* [MATERIAL PROVIDED]:

* * *

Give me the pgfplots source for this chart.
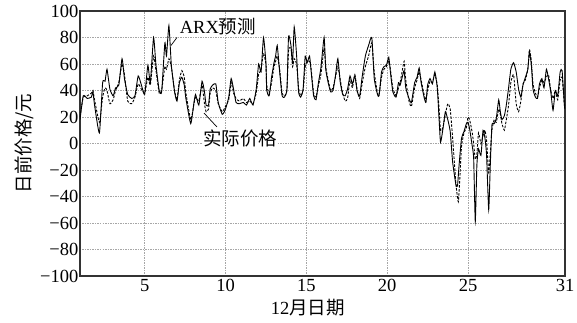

* * *

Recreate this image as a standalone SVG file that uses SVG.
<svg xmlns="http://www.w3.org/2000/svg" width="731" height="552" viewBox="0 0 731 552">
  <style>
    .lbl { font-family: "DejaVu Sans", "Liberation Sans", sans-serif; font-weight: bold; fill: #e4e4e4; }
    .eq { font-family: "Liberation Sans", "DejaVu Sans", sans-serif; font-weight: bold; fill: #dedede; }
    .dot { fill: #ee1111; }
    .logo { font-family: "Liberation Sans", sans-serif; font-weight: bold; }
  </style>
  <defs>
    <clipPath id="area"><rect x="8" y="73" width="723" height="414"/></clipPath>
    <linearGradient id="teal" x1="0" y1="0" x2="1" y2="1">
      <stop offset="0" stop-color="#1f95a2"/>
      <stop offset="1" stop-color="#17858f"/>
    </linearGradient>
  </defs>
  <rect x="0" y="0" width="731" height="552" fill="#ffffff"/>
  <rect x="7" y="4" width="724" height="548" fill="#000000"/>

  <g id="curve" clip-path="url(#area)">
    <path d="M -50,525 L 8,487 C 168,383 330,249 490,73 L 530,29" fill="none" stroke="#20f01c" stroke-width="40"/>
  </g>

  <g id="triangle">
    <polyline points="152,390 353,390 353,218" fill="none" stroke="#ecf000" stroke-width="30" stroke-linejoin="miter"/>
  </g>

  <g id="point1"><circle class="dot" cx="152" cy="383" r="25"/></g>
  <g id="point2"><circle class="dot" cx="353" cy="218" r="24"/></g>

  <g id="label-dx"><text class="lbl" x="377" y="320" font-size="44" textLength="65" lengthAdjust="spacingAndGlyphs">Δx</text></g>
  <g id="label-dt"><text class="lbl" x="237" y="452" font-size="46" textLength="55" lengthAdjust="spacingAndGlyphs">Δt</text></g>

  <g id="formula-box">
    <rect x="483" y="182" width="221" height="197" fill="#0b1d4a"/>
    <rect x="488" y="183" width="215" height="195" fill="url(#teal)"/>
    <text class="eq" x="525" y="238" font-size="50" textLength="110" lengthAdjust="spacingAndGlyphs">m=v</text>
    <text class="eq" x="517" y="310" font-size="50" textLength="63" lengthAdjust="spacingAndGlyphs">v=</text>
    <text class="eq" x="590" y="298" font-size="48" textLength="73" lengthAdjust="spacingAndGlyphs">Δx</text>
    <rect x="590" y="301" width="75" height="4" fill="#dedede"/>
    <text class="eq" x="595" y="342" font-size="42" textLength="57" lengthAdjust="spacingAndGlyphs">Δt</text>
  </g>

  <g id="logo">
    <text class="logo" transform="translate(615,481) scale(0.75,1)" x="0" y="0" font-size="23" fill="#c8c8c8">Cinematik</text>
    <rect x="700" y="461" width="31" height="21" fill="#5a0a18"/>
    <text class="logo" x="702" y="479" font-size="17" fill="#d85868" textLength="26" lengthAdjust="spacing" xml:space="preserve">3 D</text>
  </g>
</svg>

* * *

* [WORK TO DO]: Which lines in the listing above hold the word "this"? Show each of them.

* [THE ANSWER]:
Give me the pgfplots source for this chart.
Recreate this image as a standalone SVG file that uses SVG.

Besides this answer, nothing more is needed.